Record extracts:

+++

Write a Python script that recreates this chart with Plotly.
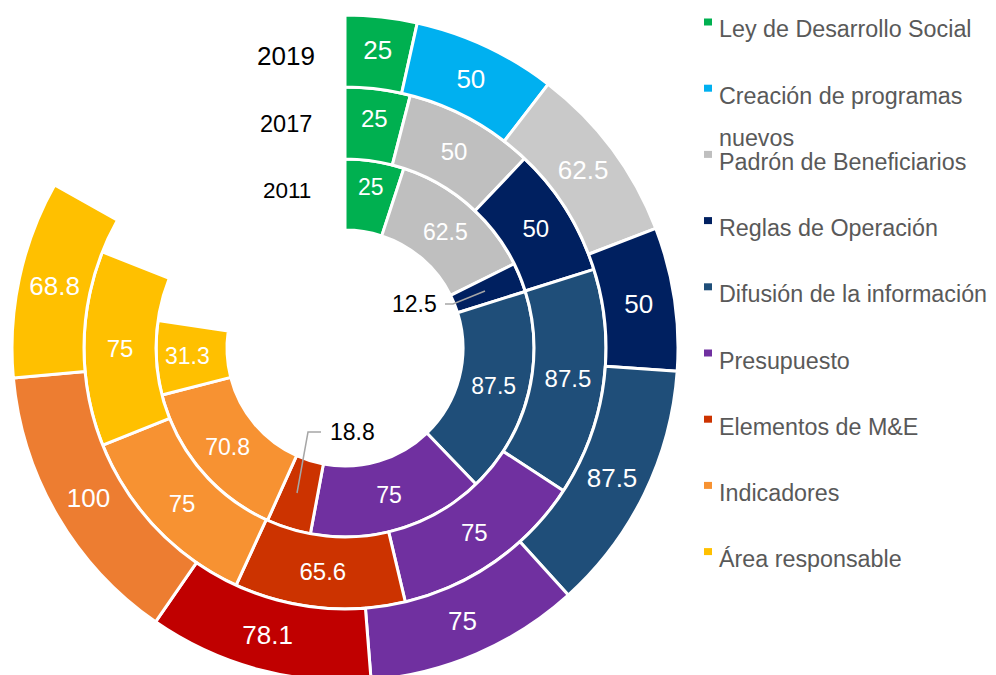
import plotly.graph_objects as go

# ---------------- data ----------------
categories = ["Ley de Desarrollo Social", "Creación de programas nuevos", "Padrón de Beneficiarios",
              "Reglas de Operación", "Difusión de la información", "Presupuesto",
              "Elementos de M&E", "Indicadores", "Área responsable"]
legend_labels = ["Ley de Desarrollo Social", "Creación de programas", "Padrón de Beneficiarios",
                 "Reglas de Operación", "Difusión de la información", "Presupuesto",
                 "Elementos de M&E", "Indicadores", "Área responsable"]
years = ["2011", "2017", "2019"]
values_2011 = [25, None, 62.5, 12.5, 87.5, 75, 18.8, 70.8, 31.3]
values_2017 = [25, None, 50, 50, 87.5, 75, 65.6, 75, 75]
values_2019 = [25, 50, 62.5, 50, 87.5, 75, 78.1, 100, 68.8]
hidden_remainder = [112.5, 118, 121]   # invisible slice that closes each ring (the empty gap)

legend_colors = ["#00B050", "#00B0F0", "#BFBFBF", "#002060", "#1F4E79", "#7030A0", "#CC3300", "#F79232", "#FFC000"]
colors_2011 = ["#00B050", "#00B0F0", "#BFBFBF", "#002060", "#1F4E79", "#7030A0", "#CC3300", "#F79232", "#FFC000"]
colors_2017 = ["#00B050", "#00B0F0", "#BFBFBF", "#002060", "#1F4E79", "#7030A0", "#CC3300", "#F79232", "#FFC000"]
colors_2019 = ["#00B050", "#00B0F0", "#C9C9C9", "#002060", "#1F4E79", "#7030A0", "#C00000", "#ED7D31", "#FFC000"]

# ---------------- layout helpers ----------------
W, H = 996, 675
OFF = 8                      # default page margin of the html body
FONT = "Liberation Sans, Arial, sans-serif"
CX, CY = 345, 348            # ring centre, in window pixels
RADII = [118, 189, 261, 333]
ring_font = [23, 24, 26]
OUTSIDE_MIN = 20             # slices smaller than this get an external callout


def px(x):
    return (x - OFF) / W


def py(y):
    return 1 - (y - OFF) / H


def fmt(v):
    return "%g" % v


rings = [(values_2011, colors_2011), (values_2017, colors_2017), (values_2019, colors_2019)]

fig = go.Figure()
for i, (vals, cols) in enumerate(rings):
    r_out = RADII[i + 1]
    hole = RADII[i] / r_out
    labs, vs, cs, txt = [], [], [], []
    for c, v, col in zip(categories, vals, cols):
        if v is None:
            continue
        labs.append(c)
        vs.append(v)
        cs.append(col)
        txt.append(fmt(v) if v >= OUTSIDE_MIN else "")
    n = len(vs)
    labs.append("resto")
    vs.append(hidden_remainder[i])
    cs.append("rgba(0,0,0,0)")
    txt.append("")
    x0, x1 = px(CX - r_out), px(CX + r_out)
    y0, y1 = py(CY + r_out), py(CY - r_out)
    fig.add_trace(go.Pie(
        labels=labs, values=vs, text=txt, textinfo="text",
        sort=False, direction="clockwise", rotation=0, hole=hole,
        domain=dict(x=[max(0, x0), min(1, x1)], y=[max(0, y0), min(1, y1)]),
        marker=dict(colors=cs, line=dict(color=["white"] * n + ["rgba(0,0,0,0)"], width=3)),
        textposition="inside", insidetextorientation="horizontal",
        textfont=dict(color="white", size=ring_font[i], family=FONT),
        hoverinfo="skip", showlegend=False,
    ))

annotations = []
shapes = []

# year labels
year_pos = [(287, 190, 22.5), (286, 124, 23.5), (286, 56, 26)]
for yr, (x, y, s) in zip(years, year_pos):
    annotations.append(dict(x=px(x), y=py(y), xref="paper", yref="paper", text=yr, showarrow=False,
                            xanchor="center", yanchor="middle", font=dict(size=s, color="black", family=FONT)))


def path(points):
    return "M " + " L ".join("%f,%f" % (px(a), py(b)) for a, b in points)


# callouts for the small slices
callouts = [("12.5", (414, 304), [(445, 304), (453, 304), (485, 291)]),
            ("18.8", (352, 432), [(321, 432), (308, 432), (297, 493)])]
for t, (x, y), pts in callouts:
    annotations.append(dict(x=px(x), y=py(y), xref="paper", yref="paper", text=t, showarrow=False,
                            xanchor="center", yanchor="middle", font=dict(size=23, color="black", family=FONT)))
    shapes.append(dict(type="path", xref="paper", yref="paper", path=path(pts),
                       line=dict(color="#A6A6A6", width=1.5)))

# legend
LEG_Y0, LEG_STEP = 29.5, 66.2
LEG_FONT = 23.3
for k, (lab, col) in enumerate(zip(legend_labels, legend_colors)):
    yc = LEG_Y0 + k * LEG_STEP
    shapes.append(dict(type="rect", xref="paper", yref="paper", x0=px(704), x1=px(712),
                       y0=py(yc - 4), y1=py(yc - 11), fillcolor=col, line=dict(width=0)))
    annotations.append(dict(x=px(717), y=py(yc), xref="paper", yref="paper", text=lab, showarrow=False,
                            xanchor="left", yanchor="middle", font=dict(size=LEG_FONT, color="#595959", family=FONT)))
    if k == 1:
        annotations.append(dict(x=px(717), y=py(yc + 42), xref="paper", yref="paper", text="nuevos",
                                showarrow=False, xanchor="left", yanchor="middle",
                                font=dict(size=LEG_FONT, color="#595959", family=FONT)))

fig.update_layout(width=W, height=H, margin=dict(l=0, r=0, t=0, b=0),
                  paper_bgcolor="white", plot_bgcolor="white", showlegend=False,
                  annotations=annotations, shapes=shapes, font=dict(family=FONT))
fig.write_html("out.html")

+++

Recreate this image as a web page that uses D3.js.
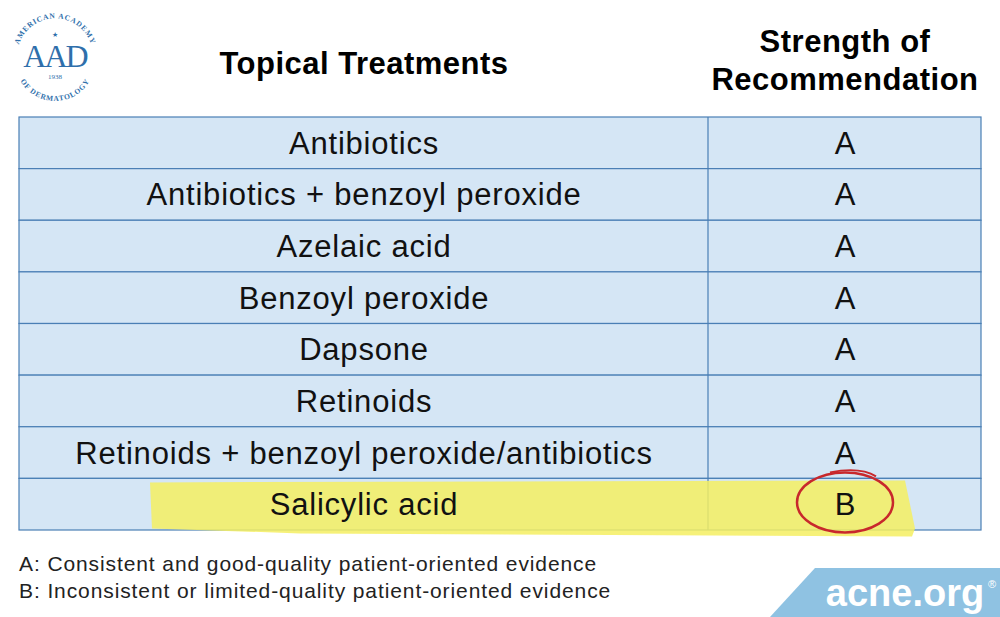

+++

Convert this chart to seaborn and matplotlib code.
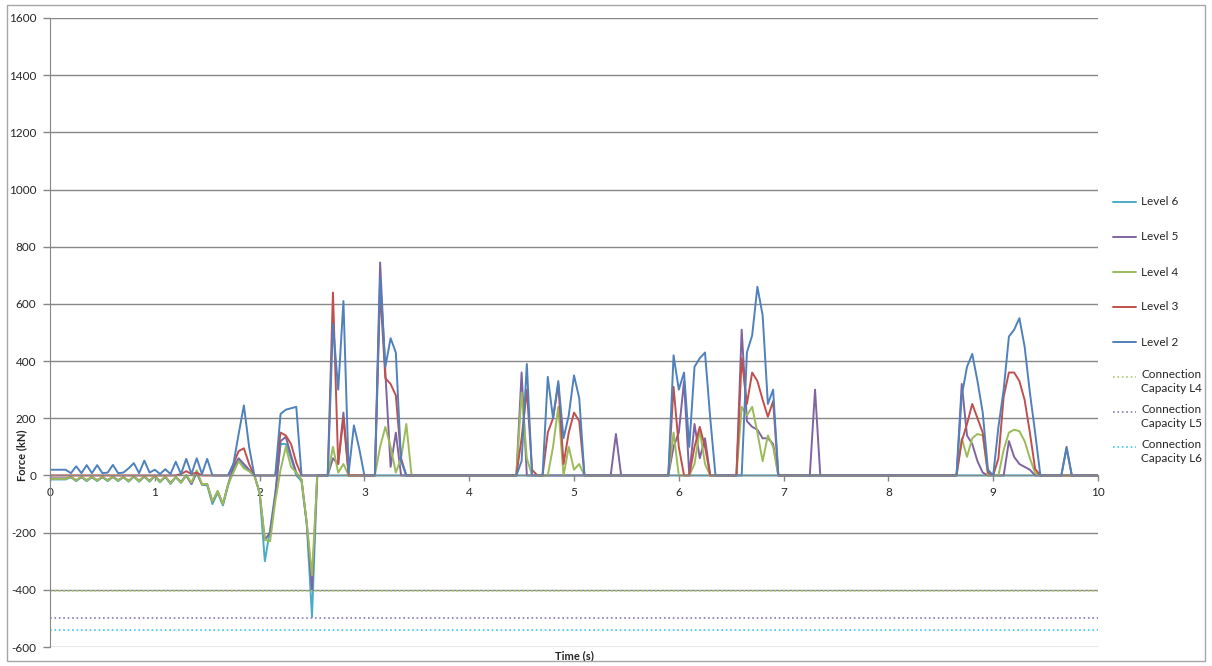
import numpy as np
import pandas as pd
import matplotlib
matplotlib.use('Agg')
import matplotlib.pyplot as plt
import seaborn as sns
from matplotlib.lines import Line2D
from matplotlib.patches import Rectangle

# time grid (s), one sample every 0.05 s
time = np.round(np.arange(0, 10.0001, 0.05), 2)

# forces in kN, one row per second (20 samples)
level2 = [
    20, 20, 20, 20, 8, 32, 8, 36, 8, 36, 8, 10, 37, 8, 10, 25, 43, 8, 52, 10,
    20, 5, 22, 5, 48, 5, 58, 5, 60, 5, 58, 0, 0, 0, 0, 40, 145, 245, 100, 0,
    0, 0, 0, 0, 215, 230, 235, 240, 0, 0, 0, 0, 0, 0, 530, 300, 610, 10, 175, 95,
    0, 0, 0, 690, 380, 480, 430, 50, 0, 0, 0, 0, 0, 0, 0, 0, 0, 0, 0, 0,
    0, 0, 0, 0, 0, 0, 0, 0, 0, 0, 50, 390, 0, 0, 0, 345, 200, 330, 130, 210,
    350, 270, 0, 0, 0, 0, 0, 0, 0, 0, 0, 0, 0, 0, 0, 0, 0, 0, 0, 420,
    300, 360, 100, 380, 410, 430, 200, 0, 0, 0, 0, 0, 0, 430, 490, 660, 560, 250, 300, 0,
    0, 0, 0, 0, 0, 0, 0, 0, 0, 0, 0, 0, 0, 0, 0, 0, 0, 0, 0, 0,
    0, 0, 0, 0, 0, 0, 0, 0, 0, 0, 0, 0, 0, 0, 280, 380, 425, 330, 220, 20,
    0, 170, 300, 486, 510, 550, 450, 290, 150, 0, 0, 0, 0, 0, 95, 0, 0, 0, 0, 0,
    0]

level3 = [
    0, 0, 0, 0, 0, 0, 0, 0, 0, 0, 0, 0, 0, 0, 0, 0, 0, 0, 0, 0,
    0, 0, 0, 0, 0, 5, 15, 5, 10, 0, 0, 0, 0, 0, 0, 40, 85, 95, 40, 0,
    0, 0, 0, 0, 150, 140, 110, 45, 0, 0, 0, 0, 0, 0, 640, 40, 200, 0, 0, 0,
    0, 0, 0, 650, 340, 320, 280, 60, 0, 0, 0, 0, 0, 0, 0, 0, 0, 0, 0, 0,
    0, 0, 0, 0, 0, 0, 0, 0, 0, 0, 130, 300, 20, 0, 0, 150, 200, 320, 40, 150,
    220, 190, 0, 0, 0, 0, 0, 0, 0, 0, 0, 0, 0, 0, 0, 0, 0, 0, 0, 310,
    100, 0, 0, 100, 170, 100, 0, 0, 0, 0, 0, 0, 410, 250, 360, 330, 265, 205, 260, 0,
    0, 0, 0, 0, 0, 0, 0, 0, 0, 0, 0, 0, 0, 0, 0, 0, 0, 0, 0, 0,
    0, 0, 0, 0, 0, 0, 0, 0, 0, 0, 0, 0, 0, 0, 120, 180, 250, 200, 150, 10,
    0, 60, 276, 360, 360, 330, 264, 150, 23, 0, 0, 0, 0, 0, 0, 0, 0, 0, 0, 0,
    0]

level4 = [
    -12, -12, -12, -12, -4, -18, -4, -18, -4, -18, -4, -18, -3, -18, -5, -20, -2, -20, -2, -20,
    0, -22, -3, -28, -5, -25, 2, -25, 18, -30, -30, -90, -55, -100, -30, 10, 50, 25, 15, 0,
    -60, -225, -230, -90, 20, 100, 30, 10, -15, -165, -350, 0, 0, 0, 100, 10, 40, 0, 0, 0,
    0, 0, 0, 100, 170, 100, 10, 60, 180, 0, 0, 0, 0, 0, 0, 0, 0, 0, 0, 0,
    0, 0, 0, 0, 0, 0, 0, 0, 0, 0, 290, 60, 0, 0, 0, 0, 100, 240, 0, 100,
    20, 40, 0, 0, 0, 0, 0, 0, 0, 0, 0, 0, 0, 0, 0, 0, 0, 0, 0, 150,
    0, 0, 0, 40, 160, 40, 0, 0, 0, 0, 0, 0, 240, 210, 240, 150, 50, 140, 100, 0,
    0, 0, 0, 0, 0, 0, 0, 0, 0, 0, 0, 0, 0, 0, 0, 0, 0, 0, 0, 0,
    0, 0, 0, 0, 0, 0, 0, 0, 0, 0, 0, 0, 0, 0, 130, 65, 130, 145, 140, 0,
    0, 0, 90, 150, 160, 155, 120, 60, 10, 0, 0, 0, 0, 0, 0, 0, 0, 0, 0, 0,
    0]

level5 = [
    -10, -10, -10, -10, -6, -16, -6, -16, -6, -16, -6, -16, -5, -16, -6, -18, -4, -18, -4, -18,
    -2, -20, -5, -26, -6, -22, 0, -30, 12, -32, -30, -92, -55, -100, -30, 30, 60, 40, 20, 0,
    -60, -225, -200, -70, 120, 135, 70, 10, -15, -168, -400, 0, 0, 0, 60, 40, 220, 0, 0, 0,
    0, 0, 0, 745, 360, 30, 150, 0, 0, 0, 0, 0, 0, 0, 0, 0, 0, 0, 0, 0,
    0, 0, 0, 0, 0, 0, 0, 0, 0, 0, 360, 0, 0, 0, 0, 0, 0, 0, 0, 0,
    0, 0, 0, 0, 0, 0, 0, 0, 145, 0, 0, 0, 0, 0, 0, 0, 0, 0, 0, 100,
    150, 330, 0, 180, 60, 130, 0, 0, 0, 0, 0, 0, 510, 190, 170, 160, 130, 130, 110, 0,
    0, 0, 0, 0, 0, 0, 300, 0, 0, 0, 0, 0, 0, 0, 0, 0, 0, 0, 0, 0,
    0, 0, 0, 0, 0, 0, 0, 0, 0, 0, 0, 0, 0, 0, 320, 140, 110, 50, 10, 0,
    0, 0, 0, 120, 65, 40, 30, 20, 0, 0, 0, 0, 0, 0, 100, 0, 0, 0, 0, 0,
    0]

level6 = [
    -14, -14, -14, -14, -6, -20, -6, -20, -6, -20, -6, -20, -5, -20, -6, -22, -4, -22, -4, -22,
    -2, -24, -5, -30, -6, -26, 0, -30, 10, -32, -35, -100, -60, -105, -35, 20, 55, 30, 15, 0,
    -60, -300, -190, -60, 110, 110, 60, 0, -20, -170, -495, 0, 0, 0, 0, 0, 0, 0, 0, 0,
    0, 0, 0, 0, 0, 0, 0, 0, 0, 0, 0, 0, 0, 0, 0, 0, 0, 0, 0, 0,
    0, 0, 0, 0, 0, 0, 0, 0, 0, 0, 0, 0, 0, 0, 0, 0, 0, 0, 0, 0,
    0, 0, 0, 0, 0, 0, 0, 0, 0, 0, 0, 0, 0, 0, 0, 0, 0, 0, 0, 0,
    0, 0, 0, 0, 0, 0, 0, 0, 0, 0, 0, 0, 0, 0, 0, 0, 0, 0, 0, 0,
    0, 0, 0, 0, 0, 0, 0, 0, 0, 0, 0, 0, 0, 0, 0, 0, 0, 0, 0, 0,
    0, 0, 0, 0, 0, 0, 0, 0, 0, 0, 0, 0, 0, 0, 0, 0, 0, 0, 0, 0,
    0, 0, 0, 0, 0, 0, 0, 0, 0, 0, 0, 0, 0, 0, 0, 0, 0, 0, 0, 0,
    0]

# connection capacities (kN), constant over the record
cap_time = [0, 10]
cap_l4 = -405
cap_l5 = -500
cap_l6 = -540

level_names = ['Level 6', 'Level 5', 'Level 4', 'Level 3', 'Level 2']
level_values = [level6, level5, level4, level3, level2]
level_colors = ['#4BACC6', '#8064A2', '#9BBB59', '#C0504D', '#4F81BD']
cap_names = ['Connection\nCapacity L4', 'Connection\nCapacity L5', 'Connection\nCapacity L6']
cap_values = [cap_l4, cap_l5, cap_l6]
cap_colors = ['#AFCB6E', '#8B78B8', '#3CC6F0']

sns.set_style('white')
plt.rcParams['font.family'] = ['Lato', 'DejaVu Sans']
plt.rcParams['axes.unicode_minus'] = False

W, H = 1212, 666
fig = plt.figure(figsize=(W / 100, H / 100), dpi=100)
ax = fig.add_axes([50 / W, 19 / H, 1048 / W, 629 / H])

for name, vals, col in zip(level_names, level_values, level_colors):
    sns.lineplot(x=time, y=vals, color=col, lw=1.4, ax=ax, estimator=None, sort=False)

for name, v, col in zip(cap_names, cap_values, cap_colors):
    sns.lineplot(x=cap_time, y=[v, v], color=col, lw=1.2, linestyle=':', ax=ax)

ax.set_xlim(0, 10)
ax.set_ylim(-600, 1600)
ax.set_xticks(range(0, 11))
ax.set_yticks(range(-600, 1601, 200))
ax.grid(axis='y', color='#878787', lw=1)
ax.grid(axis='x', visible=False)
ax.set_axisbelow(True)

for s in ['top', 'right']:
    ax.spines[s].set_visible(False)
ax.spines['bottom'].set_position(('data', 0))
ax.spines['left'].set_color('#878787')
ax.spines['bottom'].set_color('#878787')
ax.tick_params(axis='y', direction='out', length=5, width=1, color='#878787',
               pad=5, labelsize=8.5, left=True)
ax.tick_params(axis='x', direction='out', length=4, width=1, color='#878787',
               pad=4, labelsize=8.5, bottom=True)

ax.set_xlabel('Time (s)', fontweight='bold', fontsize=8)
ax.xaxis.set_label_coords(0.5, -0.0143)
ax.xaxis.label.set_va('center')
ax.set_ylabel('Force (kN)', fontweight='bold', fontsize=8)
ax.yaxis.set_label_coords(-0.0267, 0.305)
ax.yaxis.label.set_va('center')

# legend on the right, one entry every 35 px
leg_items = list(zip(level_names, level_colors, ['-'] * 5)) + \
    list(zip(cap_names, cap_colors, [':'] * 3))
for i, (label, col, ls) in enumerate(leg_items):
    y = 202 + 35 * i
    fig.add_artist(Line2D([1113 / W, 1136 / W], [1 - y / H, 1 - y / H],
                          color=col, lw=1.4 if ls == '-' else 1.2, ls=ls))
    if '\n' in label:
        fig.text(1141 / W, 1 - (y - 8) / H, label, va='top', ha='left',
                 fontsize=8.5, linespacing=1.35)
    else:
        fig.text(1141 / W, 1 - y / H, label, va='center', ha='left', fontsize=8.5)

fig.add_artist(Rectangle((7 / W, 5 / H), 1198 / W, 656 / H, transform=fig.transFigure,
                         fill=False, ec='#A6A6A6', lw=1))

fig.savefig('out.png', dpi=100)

+++

Between the line with "Convert this chart" and the line with "time = np.round(np.arange(0, 10.0001, 0.05), 2)", ends included, lies the span to copy exactly; copy nothing else and leave out the pictures.

Exercise solution:
Convert this chart to seaborn and matplotlib code.
import numpy as np
import pandas as pd
import matplotlib
matplotlib.use('Agg')
import matplotlib.pyplot as plt
import seaborn as sns
from matplotlib.lines import Line2D
from matplotlib.patches import Rectangle

# time grid (s), one sample every 0.05 s
time = np.round(np.arange(0, 10.0001, 0.05), 2)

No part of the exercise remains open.